It was 25 years ago when the good ship Muppets set sail on the second of their classic literature adaptations, Muppet Treasure Island. Our favorite felt friends set off in search of buried treasure and irreverent jokes. (Swapping out humbug for swashbuckling and Michael Caine for Tim Curry in the process.) Like all of the great Muppet films before it, Treasure Island featured its own collection of earworms. In honor of this anniversary, here are our rankings of all the Muppet songs in the film.
7. “Boom Shakalaka”
The soundtrack considered this a song, but what is there to even say about it? Sure, it draws from the Robert Louis Stevenson novel. But watching it in the movie now? It’s just a chant that feels like it’s about to get cut out of the Jungle Cruise ride when Disneyland reopens.
6. “Love Led Us Here”
This feels like they realized they hadn’t given either Kermit or Miss Piggy a song and needed to rectify that. Despite that, parallels between pirates finding treasure and a fairly sincere love ballad (or as sincere as a love ballad between Kermit and Piggy can be), make this land fairly well. Still, I just watched this movie last summer and forgot this song was in it until now, so…
5. “Cabin Fever”
Maybe a little too close to home these days. The crew of the Hispaniola find themselves stuck on a Zoom ca—er, in a calm in the ocean. This song… it’s a lot. It’s one of the songs I best remember being in the movie, but also one that I almost always forget anything about except that it existed. That largely has to do with the fact that it has no real consistency to it; it changes almost every other stanza to reflect each sailor’s delirium.
4. “Something Better”
One of the most cut-and-dry “I Want” songs in the entire Muppet discography. That’s exactly why it ranks so low for me. Even with Rizzo and Gonzo doing their best to inject the Mupper humor, the number feels like it could have been lifted from a standard Disney film. It’s not a bad song per se; it’s just an aggressively adequate song from a company that I hold to a higher standard. It also seemingly lives in that space just before movie musicals started taking their vocals way more seriously. And it shows.
3. “Sailing for Adventure”
Okay, here we go! The third song in the movie, “Sailing,” is the first to feel like a true Muppet song. This song is doing a LOT of heavy lifting. It layers in the elements of Jim’s adventures, the scheming plans of the pirates, and even the running gag of Rizzo’s secret cruise business for the rats. On top of all that, it’s also the act break.

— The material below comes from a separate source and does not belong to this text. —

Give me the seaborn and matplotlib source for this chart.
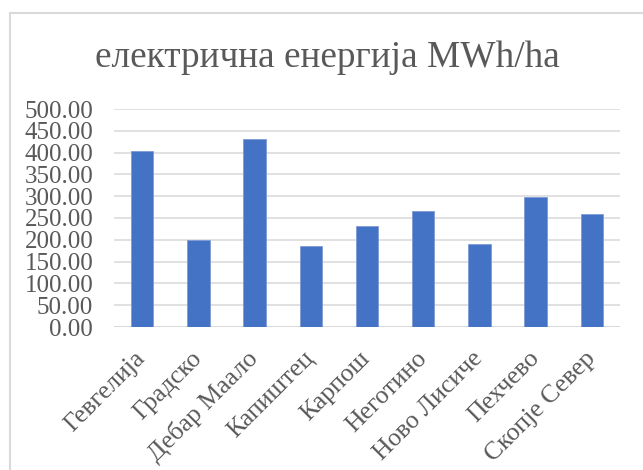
import matplotlib
matplotlib.use("Agg")
import matplotlib.pyplot as plt
from matplotlib.patches import Rectangle
from matplotlib.ticker import FormatStrFormatter
import seaborn as sns
import pandas as pd

# Electricity use per hectare by municipality
municipalities = ["Гевгелија", "Градско", "Дебар Маало", "Капиштец", "Карпош",
                  "Неготино", "Ново Лисиче", "Пехчево", "Скопје Север"]
energy_mwh_ha = [403, 200, 431, 186, 232, 266, 190, 298, 260]
y_ticks = [0, 50, 100, 150, 200, 250, 300, 350, 400, 450, 500]
title_text = "електрична енергија MWh/ha"

df = pd.DataFrame({"municipality": municipalities, "energy": energy_mwh_ha})

sns.set_style("white")
plt.rcParams["font.family"] = ["Liberation Serif", "DejaVu Serif"]

text_grey = "#595959"
grid_grey = "#d9d9d9"
bar_blue = "#4472C4"

fig = plt.figure(figsize=(6.43, 4.70), dpi=100)
ax = fig.add_axes([114 / 643, 1 - 327 / 470, (620 - 114) / 643, (327 - 109) / 470])

sns.barplot(data=df, x="municipality", y="energy", color=bar_blue, width=0.4,
            saturation=1, edgecolor="#7f9bd6", linewidth=0.6, ax=ax, zorder=3)

ax.set_ylim(0, 500)
ax.set_xlim(-0.5, len(municipalities) - 0.5)
ax.set_yticks(y_ticks)
ax.yaxis.set_major_formatter(FormatStrFormatter("%.2f"))
ax.yaxis.grid(True, color=grid_grey, linewidth=1.1, zorder=0)
ax.set_axisbelow(True)
for side in ["top", "right", "left", "bottom"]:
    ax.spines[side].set_visible(False)
ax.axhline(0, color=grid_grey, linewidth=1.3, zorder=2)

ax.set_xlabel("")
ax.set_ylabel("")
ax.tick_params(axis="both", length=0)
ax.tick_params(axis="y", pad=15, labelsize=18, labelcolor=text_grey)
ax.tick_params(axis="x", pad=20, labelsize=18.5, labelcolor=text_grey)
for lbl in ax.get_xticklabels():
    lbl.set_rotation(45)
    lbl.set_ha("right")
    lbl.set_va("center")
    lbl.set_rotation_mode("anchor")

fig.text(327 / 643, 1 - 58 / 470, title_text, ha="center", va="center",
         fontsize=26.8, color=text_grey)

# chart frame
fig.patches.append(Rectangle((9.5 / 643, -0.1), 1.2, 1 - 13 / 470 + 0.1,
                             transform=fig.transFigure, fill=False,
                             edgecolor=grid_grey, linewidth=1.5))

fig.savefig("out.png", dpi=100)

Despite how easy a song could collapse under its own weight, it manages to get the movie out to sea and inject that mutual spirit of adventure into all of the characters.
2. “Shiver My Timbers”
To quote Rizzo the Rat when Billy Bones dies, “This is supposed to be a kids’ movie!” A necessity of the source material to be sure, but opening your Muppet film with a song about greedy pirate murder is a big swing. But they pull it off. The song nails the creepy vibe of the moment, while still injecting the levity of the various puppets creatively laid out across the island in the form of things like animals and idols.
1. “A Professional Pirate”
Two of the best types of movie songs: villain songs and Tim Curry songs. And this one joins the ranks of songs that get to be both. And hey, even fishnets are involved, sorta! It’s honestly ridiculous that it takes this far into the film for Curry to lead a song. The film is even aware of that fact and has Curry sing about it. And yet it’s such a fun song that we forgive the whole movie for this sin!
“A Professional Pirate” captures the exact joyful love of pirate stories that are instilled by a book like Treasure Island, or the Pirates of the Caribbean rides at Disney and the subsequent film adaptations. It says a lot about this song that it ranks where it does on this list despite including the painfully ham-fisted On the Waterfront reference line. (That is my absolute least favorite joke in this or any other Muppet media, perhaps ever.)
The Jim Henson Company
There is a lot to love in Muppet Treasure Island, and many claim it as their favorite Muppet film. However, this revisiting of the songs does reveal perhaps why this adaptation of classic literature format didn’t become a new ongoing standard for the Muppet movies. While Muppet Christmas Carol stands out as one of the definitive adaptations of the Dickens classic, Muppet Treasure Island frequently struggles to blend the tone of the ensemble with Stevenson’s pirate tale.
It is telling that it’s easier to remember and love a song that wasn’t even in Carol‘s theatrical release than ones that did end up in Island. Those looking for this type of work from the Muppets may be better off revisiting The Muppet Show on Disney+.
Muppet Treasure Island is currently available for streaming on Disney+ in the US.